Hace unos años, mientras esperaba en una sala de juntas ajena, en una ciudad cualquiera y antes de una reunión que ni siquiera recuerdo bien, me senté junto a un tipo que atendía su laptop con una serenidad envidiable.
Estábamos ahí por motivos distintos, pero por cortesía o por aburrimiento, cruzamos un par de palabras. Me preguntó a qué me dedicaba, le respondí algo genérico, y luego le pregunté si le estaba yendo bien con su proyecto. No dudó ni un segundo en responder.
Me dijo: “Mira, yo solo compito con el cero”.
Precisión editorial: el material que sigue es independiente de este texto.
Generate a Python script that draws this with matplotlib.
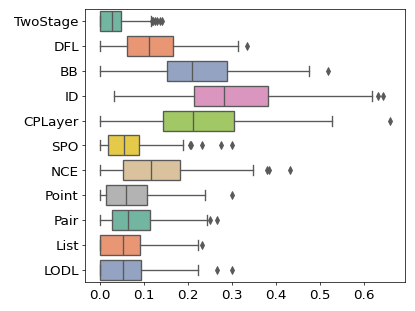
import colorsys

import matplotlib
matplotlib.use("Agg")
import matplotlib.pyplot as plt
import matplotlib.colors as mcolors

methods = ["TwoStage", "DFL", "BB", "ID", "CPLayer", "SPO", "NCE",
           "Point", "Pair", "List", "LODL"]
whislo = [0.0, 0.0, 0.0, 0.033, 0.0, 0.0, 0.0, 0.0, 0.0, 0.0, 0.0]
q1 = [0.0, 0.063, 0.154, 0.214, 0.143, 0.020, 0.054, 0.015, 0.028, 0.0, 0.0]
med = [0.027, 0.112, 0.210, 0.282, 0.212, 0.056, 0.116, 0.059, 0.065, 0.054, 0.054]
q3 = [0.0475, 0.167, 0.290, 0.381, 0.304, 0.090, 0.183, 0.107, 0.115, 0.091, 0.094]
whishi = [0.116, 0.313, 0.474, 0.618, 0.528, 0.190, 0.348, 0.238, 0.243, 0.223, 0.223]
fliers = [
    [0.118, 0.122, 0.126, 0.131, 0.136, 0.141],
    [0.334],
    [0.519],
    [0.631, 0.643],
    [0.658],
    [0.205, 0.208, 0.232, 0.276, 0.301],
    [0.379, 0.384, 0.431],
    [0.301],
    [0.250, 0.266],
    [0.232],
    [0.267, 0.301],
]

set2 = ["#66c2a5", "#fc8d62", "#8da0cb", "#e78ac3", "#a6d854",
        "#ffd92f", "#e5c494", "#b3b3b3"]


def desaturate(c, prop=0.75):
    h, l, s = colorsys.rgb_to_hls(*mcolors.to_rgb(c))
    return colorsys.hls_to_rgb(h, l, s * prop)


colors = [desaturate(set2[i % len(set2)]) for i in range(len(methods))]
lum = min(colorsys.rgb_to_hls(*c)[1] for c in colors) * 0.6
gray = (lum, lum, lum)

stats = []
for i, name in enumerate(methods):
    stats.append(dict(label=name, whislo=whislo[i], q1=q1[i], med=med[i],
                      q3=q3[i], whishi=whishi[i], fliers=fliers[i]))

# drawn as a 6.4x4.8 figure, saved small
fig, ax = plt.subplots(figsize=(6.4, 4.8))
fig.subplots_adjust(left=0.205, right=0.976, top=0.971, bottom=0.093)

positions = list(range(len(methods)))
lw = 1.5
bp = ax.bxp(stats, positions=positions, widths=0.8, vert=False,
            patch_artist=True,
            boxprops=dict(edgecolor=gray, linewidth=lw),
            medianprops=dict(color=gray, linewidth=lw),
            whiskerprops=dict(color=gray, linewidth=lw),
            capprops=dict(color=gray, linewidth=lw),
            flierprops=dict(marker="d", markerfacecolor=gray,
                            markeredgecolor=gray, markersize=6,
                            linestyle="none"))
for patch, c in zip(bp["boxes"], colors):
    patch.set_facecolor(c)

ax.set_ylim(len(methods) - 0.5, -0.5)
ax.set_yticks(positions)
ax.set_yticklabels(methods, fontsize=15)
ax.set_xlim(-0.033, 0.693)
ax.set_xticks([0.0, 0.1, 0.2, 0.3, 0.4, 0.5, 0.6])
ax.tick_params(axis="x", labelsize=15)

fig.savefig("out.png", dpi=415 / 6.4)
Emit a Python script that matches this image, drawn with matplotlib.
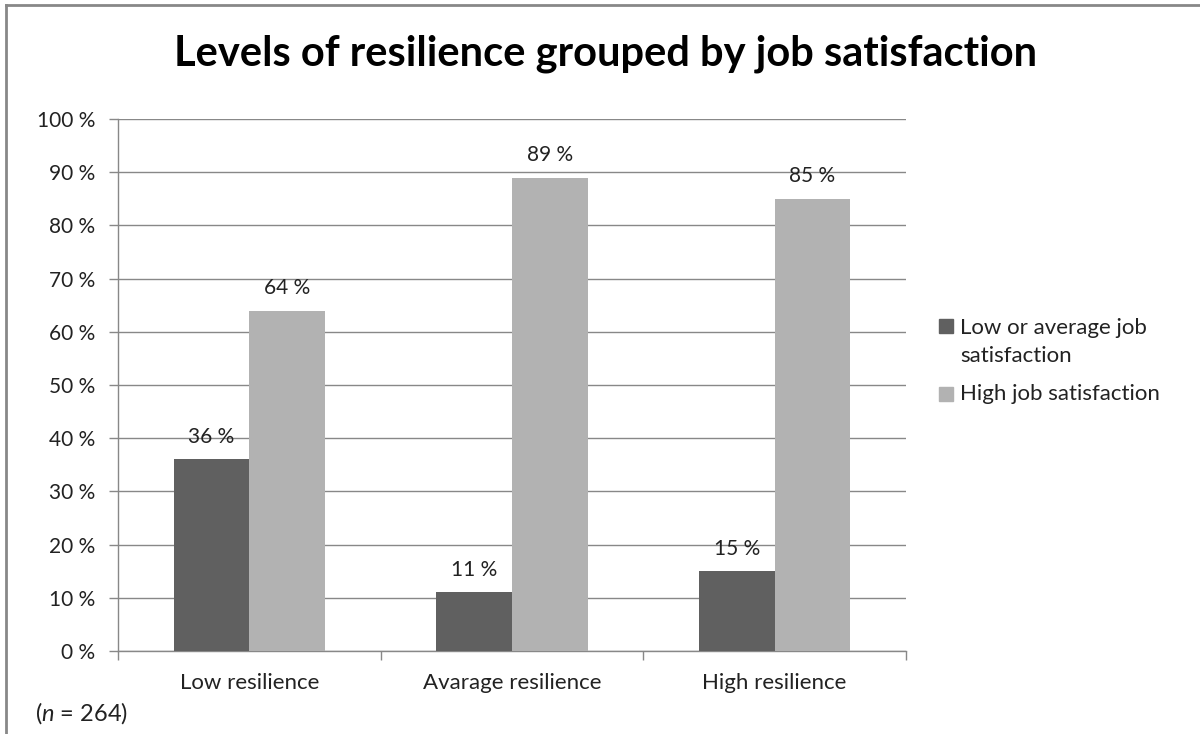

Me reí, pero él lo dijo en serio.
Me explicó que la mayoría de las personas se bloquean porque están pensando en todo lo que tienen que lograr para que “valga la pena”, como si el día solo contara si lograste cerrar una venta, agendar cinco juntas, o que te dieran veinte likes.
Pero él había decidido no jugar ese juego. Para él, cada cosa que hiciera, aunque fuera pequeña, era mejor que el cero. Una llamada más era mejor que no llamar.
Un correo más enviado era mejor que tener la bandeja llena de borradores. Un cliente más, aunque no fuera el grande, era ganarle al cero.
Esa frase, tan sencilla y tan absurda en su momento, se me quedó pegada como si me la hubiera tatuado sin querer.
Porque con los años entendí que ese enfoque tiene más fuerza de la que parece. El verdadero freno no está en no lograr mucho, sino en dejar de hacer por miedo a no lograr lo suficiente.
Es esa mentalidad de “si no va a ser grande, mejor ni empiezo”, la que termina por paralizarnos. Y esa pausa, a veces disfrazada de estrategia, se convierte en una forma elegante de procrastinar.
Competir con el cero, en cambio, es volver al presente. Es recordarte que lo que más cuesta no es vender, escribir, grabar o liderar… lo que más cuesta es arrancar.
Y que cada acción cuenta no por lo que consigue inmediatamente, sino por lo que activa. Una llamada puede abrir una puerta.
Una conversación puede cambiar una relación. Una publicación puede hacerte visible para alguien que no sabías que te estaba buscando. Pero si no haces nada, no hay posibilidad. Solo te queda el cero.
Hoy más que nunca veo personas con ganas reales de hacer cosas. Líderes, emprendedores, creadores, profesionales independientes.
Todos con ideas, talento y momentos de claridad. Pero también con mucho miedo. Miedo al juicio, al error, al rechazo, a la falta de resultados.
Y ese miedo no siempre paraliza con gritos. A veces paraliza en silencio, con listas interminables, con agendas llenas de tareas sin prioridad, con perfeccionismo disfrazado de planeación.
Por eso, cuando me siento así —porque claro que a mí también me pasa— vuelvo a esa frase: hoy solo tengo que ganarle al cero. Solo eso. Hacer una cosa más que nada. Enviar ese mensaje.
Levantar ese teléfono. Revisar ese archivo. Agendar esa reunión incómoda. Tomar esa decisión que he venido pateando. No porque sea espectacular.
No porque me vaya a cambiar la vida en ese momento. Sino porque es una victoria emocional sobre la inercia. Y porque cuando la acción vence al cero, ya empezaste a moverte.
No necesitas resolver tu vida esta semana. Solo necesitas moverte una vez más de lo que lo hiciste ayer.
Esa es la competencia real. Y por ahí, poco a poco, el cero deja de tener fuerza.